Quando il genitore eroga una somma di denaro per l’acquisto di un immobile in capo al figlio, se non risulta diversamente da una scrittura privata o da altri accordi di cui è possibile dare dimostrazione, si è in presenza non di un prestito o di un mutuo, ma di una donazione indiretta. In tal caso, il donante fornisce il denaro quale mezzo per l’acquisto del bene, che costituisce il fine della donazione. Non è, pertanto, possibile da parte del genitore ottenere la restituzione di quanto donato. Questo è quanto afferma il Tribunale di Reggio Calabria nella sentenza n. 754/2020.
La vicenda
La controversia prende le mosse dalla domanda giudiziale con la quale una coppia chiedeva la restituzione di 250 mila euro, corrisposti alla figlia e al genero per l’acquisto di un immobile del valore complessivo di 410 mila euro. L’ingente somma era stata versata direttamente al venditore dell’immobile con un bonifico bancario e con un assegno circolare, al fine di evitare che i convenuti fossero costretti a sottoscrivere un più oneroso mutuo.
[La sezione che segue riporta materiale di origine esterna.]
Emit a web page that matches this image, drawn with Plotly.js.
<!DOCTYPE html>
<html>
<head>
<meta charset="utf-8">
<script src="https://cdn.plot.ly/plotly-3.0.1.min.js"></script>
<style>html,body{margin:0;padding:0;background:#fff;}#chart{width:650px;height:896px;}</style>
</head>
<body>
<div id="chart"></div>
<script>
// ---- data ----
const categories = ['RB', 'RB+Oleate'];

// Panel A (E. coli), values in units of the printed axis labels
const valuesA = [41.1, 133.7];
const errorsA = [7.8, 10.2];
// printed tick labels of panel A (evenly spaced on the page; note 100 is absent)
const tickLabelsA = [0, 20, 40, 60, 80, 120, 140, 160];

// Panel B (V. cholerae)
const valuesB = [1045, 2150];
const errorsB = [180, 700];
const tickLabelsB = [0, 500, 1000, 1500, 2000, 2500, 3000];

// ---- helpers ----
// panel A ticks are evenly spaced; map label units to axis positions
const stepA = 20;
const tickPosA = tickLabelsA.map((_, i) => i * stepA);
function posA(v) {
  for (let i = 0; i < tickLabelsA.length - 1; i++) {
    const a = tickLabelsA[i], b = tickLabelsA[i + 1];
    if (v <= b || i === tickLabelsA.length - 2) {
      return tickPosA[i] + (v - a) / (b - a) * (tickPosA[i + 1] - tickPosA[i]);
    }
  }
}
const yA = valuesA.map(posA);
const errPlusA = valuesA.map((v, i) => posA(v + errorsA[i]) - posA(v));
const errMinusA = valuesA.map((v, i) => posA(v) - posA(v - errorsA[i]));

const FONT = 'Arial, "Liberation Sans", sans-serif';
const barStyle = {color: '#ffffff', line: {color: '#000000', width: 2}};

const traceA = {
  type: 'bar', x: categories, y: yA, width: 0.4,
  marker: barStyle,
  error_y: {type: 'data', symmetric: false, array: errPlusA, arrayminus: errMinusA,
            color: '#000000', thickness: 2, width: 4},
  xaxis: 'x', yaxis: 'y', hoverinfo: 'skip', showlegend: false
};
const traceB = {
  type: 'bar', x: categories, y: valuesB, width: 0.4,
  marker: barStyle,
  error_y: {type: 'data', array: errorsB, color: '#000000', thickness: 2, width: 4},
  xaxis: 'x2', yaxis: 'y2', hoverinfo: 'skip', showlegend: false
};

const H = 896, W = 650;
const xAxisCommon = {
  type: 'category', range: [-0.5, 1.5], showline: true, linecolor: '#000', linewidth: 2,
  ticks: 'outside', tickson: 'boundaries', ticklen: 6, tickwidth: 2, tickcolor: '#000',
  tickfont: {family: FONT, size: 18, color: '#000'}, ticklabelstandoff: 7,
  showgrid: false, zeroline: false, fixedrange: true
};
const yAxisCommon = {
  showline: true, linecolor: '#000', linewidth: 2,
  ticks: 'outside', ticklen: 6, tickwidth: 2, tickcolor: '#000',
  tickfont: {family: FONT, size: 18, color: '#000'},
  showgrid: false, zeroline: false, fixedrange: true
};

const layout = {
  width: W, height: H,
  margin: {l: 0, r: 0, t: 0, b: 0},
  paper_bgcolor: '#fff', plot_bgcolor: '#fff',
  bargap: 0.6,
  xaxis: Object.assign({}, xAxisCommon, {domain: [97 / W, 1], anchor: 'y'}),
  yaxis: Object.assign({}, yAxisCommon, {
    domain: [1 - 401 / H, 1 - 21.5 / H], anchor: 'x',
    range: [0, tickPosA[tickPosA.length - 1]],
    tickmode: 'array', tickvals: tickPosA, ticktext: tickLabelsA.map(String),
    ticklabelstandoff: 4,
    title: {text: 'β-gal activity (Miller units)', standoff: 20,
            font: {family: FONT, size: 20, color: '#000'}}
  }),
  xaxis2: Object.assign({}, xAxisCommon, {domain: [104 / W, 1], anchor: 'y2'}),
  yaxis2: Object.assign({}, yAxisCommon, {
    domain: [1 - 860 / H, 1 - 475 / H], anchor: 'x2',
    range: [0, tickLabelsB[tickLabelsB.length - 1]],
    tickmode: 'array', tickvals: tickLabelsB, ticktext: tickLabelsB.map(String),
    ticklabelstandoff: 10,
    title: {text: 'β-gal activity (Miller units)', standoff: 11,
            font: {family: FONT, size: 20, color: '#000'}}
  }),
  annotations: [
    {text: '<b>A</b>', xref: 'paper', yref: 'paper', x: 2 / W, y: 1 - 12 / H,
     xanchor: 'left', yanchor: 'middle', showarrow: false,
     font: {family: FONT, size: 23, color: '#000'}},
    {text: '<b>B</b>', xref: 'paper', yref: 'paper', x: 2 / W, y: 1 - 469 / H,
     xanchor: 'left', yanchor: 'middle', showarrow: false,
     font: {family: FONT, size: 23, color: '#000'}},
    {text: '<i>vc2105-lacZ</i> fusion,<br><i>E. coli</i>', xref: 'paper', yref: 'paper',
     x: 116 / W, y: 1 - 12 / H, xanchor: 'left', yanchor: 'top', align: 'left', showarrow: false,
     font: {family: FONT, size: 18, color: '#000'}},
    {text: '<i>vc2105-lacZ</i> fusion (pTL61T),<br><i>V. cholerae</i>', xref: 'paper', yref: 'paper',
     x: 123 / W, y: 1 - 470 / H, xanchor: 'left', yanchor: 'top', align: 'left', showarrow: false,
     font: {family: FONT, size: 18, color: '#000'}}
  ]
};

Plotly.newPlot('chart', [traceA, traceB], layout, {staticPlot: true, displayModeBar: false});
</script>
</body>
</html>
Si costituiva in giudizio soltanto il genero, nel frattempo separatosi giudizialmente dalla figlia degli attori, il quale riteneva che la suddetta dazione fosse qualificabile come un atto di liberalità, avvenuto in un contesto familiare, e non come un prestito con obbligo di restituzione. Ad ogni modo, beneficiaria della dazione doveva considerarsi la figlia degli attori, posto che i 160 mila euro restanti per l’acquisto della casa erano stati versati di tasca sua. Inoltre, perlomeno dubbie erano le tempistiche della richiesta di restituzione: subito dopo la separazione dei coniugi e subito prima dello spirare del termine decennale di prescrizione per la restituzione.
La donazione indiretta
Tali rilievi vengono valorizzati dal Tribunale, il quale respinge la domanda degli ex suoceri. Costoro, infatti, non hanno supportato sul piano probatorio la ricostruzione fattuale della vicenda, non essendo emerso in sede istruttoria che gli stessi avessero prestato la somma ai convenuti. Non vi è traccia, infatti, di una scrittura privata – «come è solito avvenire nella prassi anche tra parenti» – che provi i termini di tale accordo, i tempi e le modalità di restituzione.
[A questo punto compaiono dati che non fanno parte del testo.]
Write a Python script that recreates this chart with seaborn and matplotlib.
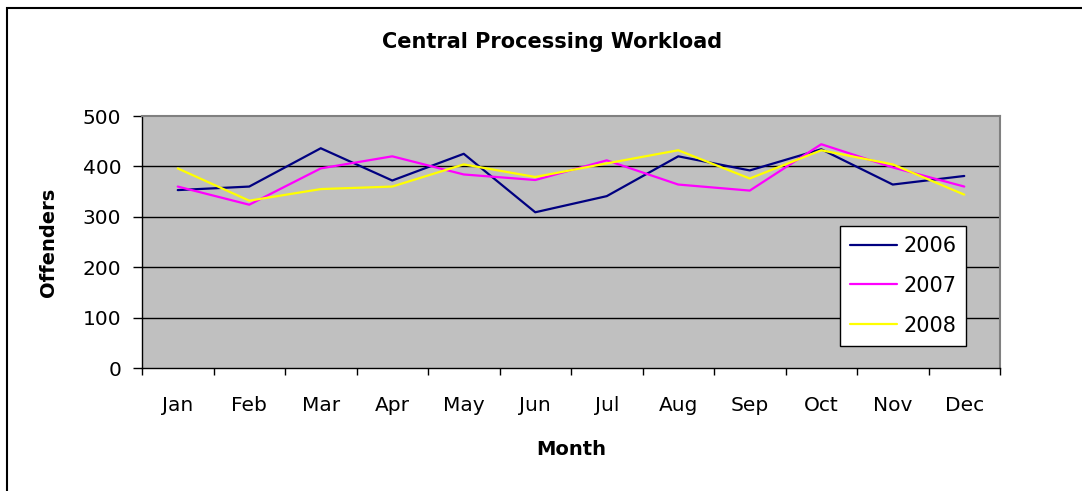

Ebbene, per il giudice nella vicenda «si individuano gli elementi di una c.d. donazione indiretta, ossia di un atto di liberalità non donativo in cui il donante raggiunge lo scopo di arricchire un’altra persona servendosi di atti che hanno una causa diversa da quella del contratto di donazione». Essa si identifica «in ogni negozio che, pur non avendo la forma della donazione, sia mosso da fine di liberalità e abbia lo scopo e l’effetto di arricchire gratuitamente il beneficiario». Anzi, sottolinea il Tribunale, il caso di specie configura una delle ipotesi più diffuse di donazione indiretta, ovvero quella in cui «il genitore corrisponde direttamente al venditore il prezzo per un immobile che viene acquistato e intestato al figlio o mette a disposizione del figlio la provvista di denaro per l’acquisto dell’immobile». E ciò vale anche «quando il donante paghi soltanto una parte del prezzo della relativa compravendita dovuto dal donatario, laddove sia dimostrato lo specifico collegamento tra dazione e successivo impiego delle somme».
Pertanto, conclude il Tribunale, nella fattispecie si riscontra lo schema tipico della donazione indiretta, anche avuto riguardo la qualità dei soggetti protagonisti della vicenda, sicché non può essere domandata la restituzione della somma in tal modo donata.